How charming is this from the "Song of Myself":—

A child said, What is the grass? Fetching it to me with full hands; How could I answer the child? I do not know any more than he. I guess it must be the handkerchief of the Lord, A scented gift and remembrancer designedly dropped, Bearing the Owner's name some whereon the corners, That we may see, and remark, and question, Whose?

But the ripe fruit of Walt Whitman will be found in the splendid verses on the Death of Lincoln—struck like a spark from the anvil of his heart:

O Captain! my Captain! our fearful trip is done; Our ship has weather'd every rack, the prize we sought is won, The port is near, the bells I hear, the people all exulting, While follow eyes the steady keel, the vessel grim and daring; But O heart! heart! heart! O the bleeding drops of red, Where on the deck my Captain lies Fallen cold and dead. O Captain! my Captain! rise up and hear the bells; Rise up—for you the flag is flung—for you the bugle trills, For you bouquets and ribbon'd wreaths—for you're the shores a-crowding, For your they call the swaying mass, their eager faces, turning; Here Captain! dear Father! This arm beneath your head! It is some dream that on the deck You've fallen cold and dead. My Captain does not answer; his lips are pale and still; My Father does not feel my arm, he has no pulse nor will; The ship is anchor'd safe and sound, its voyage closed and done; From fearful trip the victor ship comes in with object won. Exult, O shores, and ring, O bells! But I, with mournful tread, Walk the deck my Captain lies, Fallen cold and dead.

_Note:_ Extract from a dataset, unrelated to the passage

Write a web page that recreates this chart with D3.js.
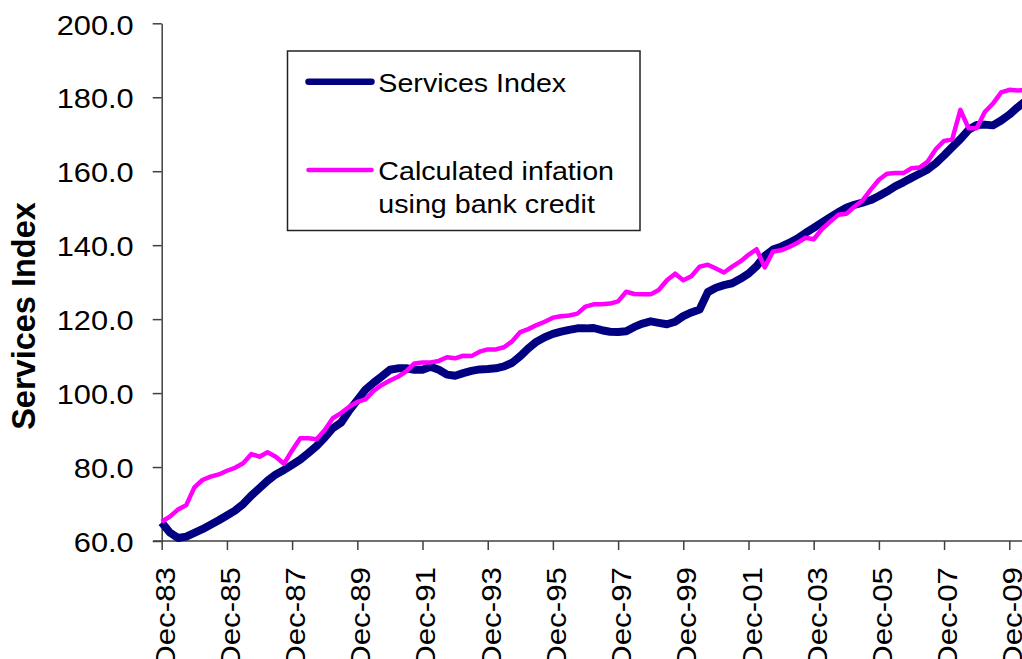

His religious views have modified much from the frank paganism of his earlier years. Lately they have have​ taken on the hopefulness of a mystic Christian faith, or rather of a faith in the person of Christ. Whitman is still, when on the borders of the grave, the first of the optimists. One who knows him well in these latest days represents him answering thus when asked what he thought of Christ, "I think of Him always as the all-loving Man. Yes, He might come, perhaps as you fancy Him, into this house, come as cheer-bringer, dispeller of evil, uniter of the estranged, assuager of sorrows, reconciler, consoler. Always the wise friend, the true one, the lover true. Something so!"